Мазарини устроили пышные похороны, парижские церкви готовы были отслужить десять тысяч месс, сердце кардинала перенесли в церковь Сент-Анн-Ла-Руаяль, а тело «ждало» в капелле Венсенна, пока приготовят его усыпальницу там, где теперь находится Институт. Перенос тела состоялся только в 1684 году: к этому времени Мазарини почти забыли — все, за исключением переживших его врагов…
ГЛАВА ДВАДЦАТЬ ПЕРВАЯ.
Надгробные речи принято считать ораторским жанром, которым пользуются для прославления «высокопоставленных» усопших. Характерной чертой сего священного красноречия является выспренность, высокопарность и длинноты. Некоторые любители коллекционируют такие речи — их почти всегда публикуют. Для историка надгробные слова не являются первостепенными источниками информации, они грешат искажениями, они обманчивы, как и «Мемуары», зато преувеличения в них вполне однотипны.
Злые языки часто называют надгробные речи стишатами, недоброжелательными, порой даже неуважительными, на особый манер «прославляющими» ушедшую знаменитость.
Однако существуют, к счастью, точные, взвешенные, конфиденциальные сообщения о последних днях и о прошлом умирающих.

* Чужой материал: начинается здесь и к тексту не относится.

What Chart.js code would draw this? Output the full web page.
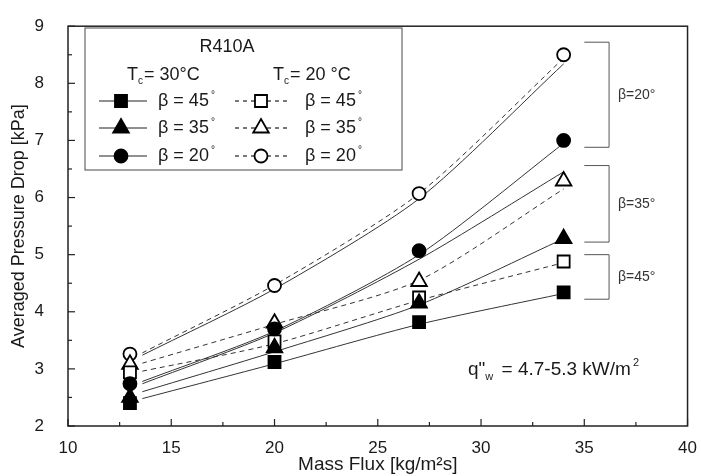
<!DOCTYPE html>
<html>
<head>
<meta charset="utf-8">
<script src="https://cdn.jsdelivr.net/npm/chart.js@4.4.1/dist/chart.umd.min.js"></script>
<style>
  html, body { margin: 0; padding: 0; background: #fff; }
  #wrap { width: 701px; height: 476px; }
</style>
</head>
<body>
<div id="wrap"><canvas id="grafico" width="701" height="476"></canvas></div>
<script>
// valores (fluxo de massa x queda de pressão)
const massFlux = [13, 20, 27, 34];
const tc30_b45 = [2.40, 3.12, 3.82, 4.34];
const tc30_b35 = [2.50, 3.37, 4.15, 5.28];
const tc30_b20 = [2.74, 3.70, 5.07, 7.00];
const tc20_b45 = [2.94, 3.48, 4.25, 4.88];
const tc20_b35 = [3.08, 3.80, 4.53, 6.29];
const tc20_b20 = [3.26, 4.46, 6.07, 8.50];

// curvas de ajuste
const fitX = [13.6, 20, 27, 34];
const fit30_b45 = [2.48, 3.09, 3.78, 4.32];
const fit30_b35 = [2.60, 3.30, 4.12, 5.28];
const fit30_b20 = [2.78, 3.66, 5.00, 6.95];
const fit30_extra = [2.74, 3.63, 4.92, 6.45];
const fit30_top = [3.24, 4.40, 5.98, 8.34];
const fit20_b45 = [2.96, 3.44, 4.20, 4.86];
const fit20_b35 = [3.10, 3.78, 4.55, 6.15];
const fit20_b20 = [3.28, 4.47, 6.07, 8.44];

const xTicks = [10, 15, 20, 25, 30, 35, 40];
const yTicks = [2, 3, 4, 5, 6, 7, 8, 9];

// colchetes à direita: [y topo, y base, rótulo]
const brackets = [
  [8.72, 6.88, 'β=20°'],
  [6.56, 5.22, 'β=35°'],
  [5.00, 4.22, 'β=45°']
];

const FONT = "'Liberation Sans', Arial, sans-serif";
const INK = '#1a1a1a';

function pts(xs, ys) {
  return xs.map((x, i) => ({ x: x, y: ys[i] }));
}

function marcador(label, ys, style, filled, radius) {
  return {
    label: label,
    data: pts(massFlux, ys),
    showLine: false,
    pointStyle: style,
    pointRadius: radius,
    pointBackgroundColor: filled ? '#000' : '#fff',
    pointBorderColor: '#000',
    pointBorderWidth: 1.8,
    order: 0
  };
}

function ajuste(ys, dashed) {
  return {
    label: '',
    data: pts(fitX, ys),
    borderColor: '#333',
    borderWidth: 1,
    borderDash: dashed ? [5, 4] : [],
    pointRadius: 0,
    tension: 0.25,
    fill: false,
    order: 1
  };
}

// desenha um marcador simples (legenda)
function desenhaPonto(ctx, style, filled, x, y, r) {
  ctx.save();
  ctx.beginPath();
  if (style === 'rect') {
    const s = r / Math.SQRT2;
    ctx.rect(x - s, y - s, 2 * s, 2 * s);
  } else if (style === 'triangle') {
    const w = r * 0.866;
    ctx.moveTo(x, y - r);
    ctx.lineTo(x + w, y + r / 2);
    ctx.lineTo(x - w, y + r / 2);
    ctx.closePath();
  } else {
    ctx.arc(x, y, r, 0, Math.PI * 2);
  }
  ctx.fillStyle = filled ? '#000' : '#fff';
  ctx.fill();
  ctx.lineWidth = 1.8;
  ctx.strokeStyle = '#000';
  ctx.stroke();
  ctx.restore();
}

const extras = {
  id: 'extras',
  afterDraw(chart) {
    const ctx = chart.ctx;
    const xs = chart.scales.x, ys = chart.scales.y;
    const a = chart.chartArea;
    ctx.save();

    // moldura
    ctx.strokeStyle = '#222';
    ctx.lineWidth = 1.5;
    ctx.strokeRect(a.left, a.top, a.right - a.left, a.bottom - a.top);

    // ticks para dentro
    ctx.lineWidth = 1.2;
    for (let v = 10; v <= 40; v += 2.5) {
      const p = xs.getPixelForValue(v);
      const len = (v % 5 === 0) ? 7 : 4;
      ctx.beginPath();
      ctx.moveTo(p, a.bottom); ctx.lineTo(p, a.bottom - len);
      ctx.stroke();
    }
    for (let v = 2; v <= 9; v += 0.5) {
      const p = ys.getPixelForValue(v);
      const len = (v % 1 === 0) ? 7 : 4;
      ctx.beginPath();
      ctx.moveTo(a.left, p); ctx.lineTo(a.left + len, p);
      ctx.stroke();
    }

    // colchetes
    ctx.strokeStyle = '#555';
    ctx.lineWidth = 1;
    ctx.fillStyle = '#333';
    ctx.font = '14px ' + FONT;
    ctx.textBaseline = 'middle';
    brackets.forEach(b => {
      const x0 = xs.getPixelForValue(35.0), x1 = xs.getPixelForValue(36.2);
      const y0 = ys.getPixelForValue(b[0]), y1 = ys.getPixelForValue(b[1]);
      ctx.beginPath();
      ctx.moveTo(x0, y0); ctx.lineTo(x1, y0); ctx.lineTo(x1, y1); ctx.lineTo(x0, y1);
      ctx.stroke();
      ctx.fillText(b[2], x1 + 9, (y0 + y1) / 2);
    });

    // texto do fluxo de calor
    ctx.fillStyle = INK;
    ctx.textBaseline = 'alphabetic';
    let x = 468, y = 375;
    ctx.font = '19px ' + FONT;
    ctx.fillText('q"', x, y); x += ctx.measureText('q"').width;
    ctx.font = '11px ' + FONT;
    ctx.fillText('w', x, y + 5); x += ctx.measureText('w').width + 3;
    ctx.font = '19px ' + FONT;
    const t = ' = 4.7-5.3 kW/m';
    ctx.fillText(t, x, y); x += ctx.measureText(t).width;
    ctx.font = '11px ' + FONT;
    ctx.fillText('2', x + 2, y - 9);

    // legenda
    ctx.strokeStyle = '#666';
    ctx.lineWidth = 1.2;
    ctx.strokeRect(85, 28, 317, 142);
    ctx.fillStyle = INK;
    ctx.font = '18px ' + FONT;
    ctx.textAlign = 'center';
    ctx.fillText('R410A', 227, 52);
    ctx.textAlign = 'left';
    function cabecalho(x, txt) {
      ctx.font = '18px ' + FONT;
      ctx.fillText('T', x, 80);
      const w = ctx.measureText('T').width;
      ctx.font = '10px ' + FONT;
      ctx.fillText('c', x + w, 84);
      ctx.font = '18px ' + FONT;
      ctx.fillText(txt, x + w + 6, 80);
    }
    cabecalho(127, '= 30°C');
    cabecalho(273, '= 20 °C');
    const linhas = [
      ['rect', '45', 8.5, 101],
      ['triangle', '35', 9, 128],
      ['circle', '20', 6.5, 156]
    ];
    linhas.forEach(l => {
      const yy = l[3];
      ctx.strokeStyle = '#222';
      ctx.lineWidth = 1.2;
      ctx.setLineDash([]);
      ctx.beginPath();
      ctx.moveTo(99, yy); ctx.lineTo(147, yy);
      ctx.stroke();
      desenhaPonto(ctx, l[0], true, 121, yy, l[2]);
      ctx.setLineDash([4, 4]);
      ctx.beginPath();
      ctx.moveTo(235, yy); ctx.lineTo(287, yy);
      ctx.stroke();
      ctx.setLineDash([]);
      desenhaPonto(ctx, l[0], false, 261, yy, l[2]);
      ctx.fillStyle = INK;
      ctx.textBaseline = 'middle';
      ctx.font = '18px ' + FONT;
      ctx.fillText('β = ' + l[1], 158, yy);
      ctx.fillText('β = ' + l[1], 305, yy);
      const w1 = ctx.measureText('β = ' + l[1]).width;
      ctx.font = '10px ' + FONT;
      ctx.fillText('°', 158 + w1 + 2, yy - 6);
      ctx.fillText('°', 305 + w1 + 2, yy - 6);
    });
    ctx.restore();
  }
};

const ctx = document.getElementById('grafico').getContext('2d');
window.grafico = new Chart(ctx, {
  type: 'line',
  data: {
    datasets: [
      marcador('Tc=30 β=45', tc30_b45, 'rect', true, 8.5),
      marcador('Tc=30 β=35', tc30_b35, 'triangle', true, 9),
      marcador('Tc=30 β=20', tc30_b20, 'circle', true, 6.5),
      marcador('Tc=20 β=45', tc20_b45, 'rect', false, 8.5),
      marcador('Tc=20 β=35', tc20_b35, 'triangle', false, 9),
      marcador('Tc=20 β=20', tc20_b20, 'circle', false, 6.5),
      ajuste(fit30_b45, false),
      ajuste(fit30_b35, false),
      ajuste(fit30_b20, false),
      ajuste(fit30_extra, false),
      ajuste(fit30_top, false),
      ajuste(fit20_b45, true),
      ajuste(fit20_b35, true),
      ajuste(fit20_b20, true)
    ]
  },
  options: {
    responsive: false,
    animation: false,
    layout: { padding: { top: 22, right: 11, left: 0, bottom: 0 } },
    plugins: { legend: { display: false }, tooltip: { enabled: false } },
    scales: {
      x: { // horizontal
        type: 'linear',
        min: 10, max: 40,
        afterBuildTicks: s => { s.ticks = xTicks.map(v => ({ value: v })); },
        afterFit: s => { s.height = 50; },
        grid: { display: false },
        border: { display: false },
        ticks: { padding: 4, color: INK, font: { family: FONT, size: 17 }, maxRotation: 0 },
        title: { display: true, text: 'Mass Flux [kg/m²s]', color: INK, font: { family: FONT, size: 19 }, padding: { top: 0, bottom: 0 } }
      },
      y: { // vertical
        min: 2, max: 9,
        afterBuildTicks: s => { s.ticks = yTicks.map(v => ({ value: v })); },
        afterFit: s => { s.width = 68; },
        grid: { display: false },
        border: { display: false },
        ticks: { padding: 16, color: INK, font: { family: FONT, size: 17 } },
        title: { display: true, text: 'Averaged Pressure Drop [kPa]', color: INK, font: { family: FONT, size: 18 }, padding: { top: 8, bottom: 0 } }
      }
    }
  },
  plugins: [extras]
});
</script>
</body>
</html>
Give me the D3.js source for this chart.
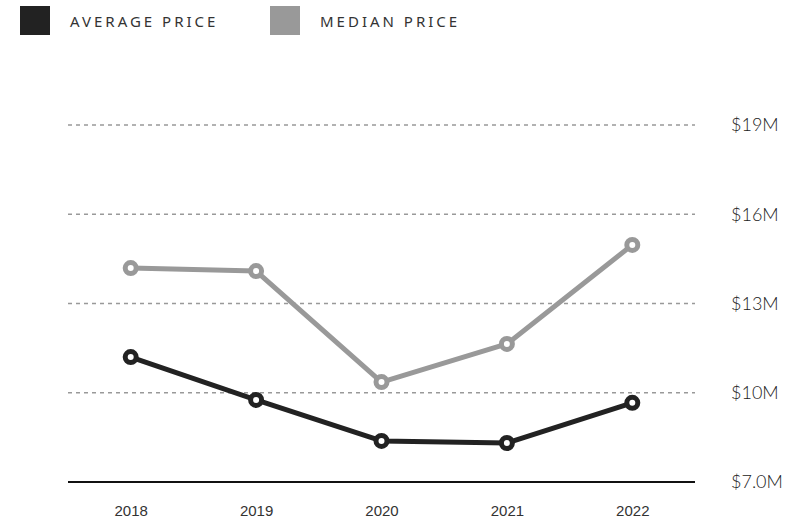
<!DOCTYPE html>
<html>
<head>
<meta charset="utf-8">
<script src="https://cdn.jsdelivr.net/npm/d3@7"></script>
<style>
  body { margin: 0; background: #fff; }
</style>
</head>
<body>
<div class="main"></div>
<script>
const years = ['2018', '2019', '2020', '2021', '2022'];
const averagePrice = [11.2, 9.76, 8.38, 8.31, 9.66];
const medianPrice = [14.19, 14.09, 10.36, 11.64, 14.97];
const yTicks = [7, 10, 13, 16, 19];
const seriesNames = ['AVERAGE PRICE', 'MEDIAN PRICE'];
const seriesColors = ['#222222', '#999999'];

let width = 806, height = 523;

let svg = d3.select('.main').append('svg')
  .attr('width', width)
  .attr('height', height);

let x = d3.scalePoint().domain(years).range([68, 695]).padding(0.5);
let y = d3.scaleLinear().domain([7, 19]).range([482, 125]);

// gridlines
svg.append('g').selectAll('line')
  .data(yTicks.filter(d => d !== 7))
  .enter().append('line')
  .attr('x1', 68).attr('x2', 695)
  .attr('y1', d => y(d)).attr('y2', d => y(d))
  .attr('stroke', '#999')
  .attr('stroke-width', 1.3)
  .attr('stroke-dasharray', '4,4');

// baseline
svg.append('line')
  .attr('x1', 68).attr('x2', 695)
  .attr('y1', y(7)).attr('y2', y(7))
  .attr('stroke', '#111')
  .attr('stroke-width', 2);

// y labels on the right
let yAxis = d3.axisRight(y).tickValues(yTicks).tickSize(0).tickPadding(0)
  .tickFormat(d => d === 7 ? '$7.0M' : '$' + d + 'M');
let yg = svg.append('g').attr('transform', 'translate(731,0)').call(yAxis);
yg.select('.domain').remove();
yg.selectAll('text')
  .style('font-size', '18px').style('font-weight', 300).style('fill', '#222')
  .style('font-family', 'Lato, sans-serif');

// x labels
let xAxis = d3.axisBottom(x).tickSize(0).tickPadding(0);
let xg = svg.append('g').attr('transform', 'translate(0,505)').call(xAxis);
xg.select('.domain').remove();
xg.selectAll('text')
  .style('font-size', '15px').style('font-weight', 'normal').style('fill', '#333')
  .style('font-family', '"Liberation Sans", Arial, sans-serif');

let line = d3.line().x((d, i) => x(years[i])).y(d => y(d));

[medianPrice, averagePrice].forEach((vals, k) => {
  let color = k === 0 ? seriesColors[1] : seriesColors[0];
  svg.append('path')
    .datum(vals)
    .attr('d', line)
    .attr('fill', 'none')
    .attr('stroke', color)
    .attr('stroke-width', 5)
    .attr('stroke-linejoin', 'round');
  svg.append('g').selectAll('circle')
    .data(vals)
    .enter().append('circle')
    .attr('cx', (d, i) => x(years[i]))
    .attr('cy', d => y(d))
    .attr('r', 5.5)
    .attr('fill', '#fff')
    .attr('stroke', color)
    .attr('stroke-width', 5);
});

// legend
let legendX = [20, 270];
let lg = svg.append('g').selectAll('g')
  .data(seriesNames)
  .enter().append('g')
  .attr('transform', (d, i) => 'translate(' + legendX[i] + ',6)');
lg.append('rect')
  .attr('width', 30).attr('height', 29)
  .attr('fill', (d, i) => seriesColors[i]);
lg.append('text')
  .attr('x', 50).attr('y', 21)
  .style('font-family', '"Noto Sans", sans-serif')
  .style('font-size', '15px')
  .style('letter-spacing', '3px')
  .style('fill', '#333')
  .text(d => d);
</script>
</body>
</html>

К ним относится замечательный текст отца Биссаро, но сначала мы приведем несколько примеров из двух речей иного толка.
В шутливом (или почти шутливом) стиле написаны три эпиграммы в форме эпитафий — они взяты из «Мемуаров» одной из мазаринеток, Гортензии, опубликованных в 1676 году, скорее всего, в Кельне.
Лучшей мы находим самую короткую эпитафию:
Здесь покоится Преосвященство второе. Храни нас Господь от третьего!
Вторая не столь возвышенная:
Наконец кардинал окончил свой путь.
Французы, что нам сказать об этом вельможе?
Он установил мир, он умер:
Больше он ничего не мог для нас сделать.
Третья эпитафия написана в песенной форме в 1661 году Пьером Барбье и Франсом Вермийа:
Здесь покоится Мазарини,
Он был хитрее самого Табарена
[74]И хитрыми уловками обманул Францию.
Он стал бы бессмертным,
Если бы хитростью или с помощью денег
Смог обмануть смерть.
Говорят, что мы наденем траур
По кардиналу, который лежит в гробу.
Если ты этого захочешь,
Франция, что с тобой потом будет?
Ты носила траур по его жизни,
Ты будешь носить траур по его смерти?
Если правда то, о чем говорят,
Скаредность имела такую власть
Над его ненасытным сердцем,
Что во имя приобретения большого добра,
Он отдал душу — дьяволу,
Иначе тот ничего бы ему не дал.
Вы, идущие мимо, во — имя Господа, окропите
Мазарини святой водой.
Он так много дал двору,
Что заслужил,
Чтобы ему ответили тем же.
Совершенно в другом стиле произносилось надгробное слово перед Римской курией. Сказать речь о Мазарини поручили отцу Леону, кармелиту из Турени
[75], знаменитому предсказателю, подвизавшемуся при французском дворе (он исповедовал умирающего Ришелье) и хорошо знавшему Мазарини. Отметив обычное красноречие Леона, скажем несколько слов об отдельных пассажах его «Хвалебного слова». Вот один из них: «Жизнь великого кардинала Джулио Мазарини — действительно таинственная загадка, состоящая, подобно самым совершенным картинам, из противоречий. Именно они делают эту личность интересной для всех веков, она совершенно неподражаема. Боже мой! Сколько ясности и какая таинственность! Игра света и тени подчеркивает красоту полотна! Французский итальянец, солдат, ученый, доктор богословия, светский человек, Его Преосвященство господин кардинал, чужак и слуга, изгнанник и полномочный посол, подданный и друг королей… знаменитый изгнанник, на чью голову сыпались великолепные оскорбления. Феникс, возрождающийся из пепла. Солнце, возвращающееся из мрака темной ночи и сияющее еще ярче: «Post Nubila, Phoebus». И вот наконец сей посредник между Народами и Нациями за несколько месяцев превращается в бренные останки».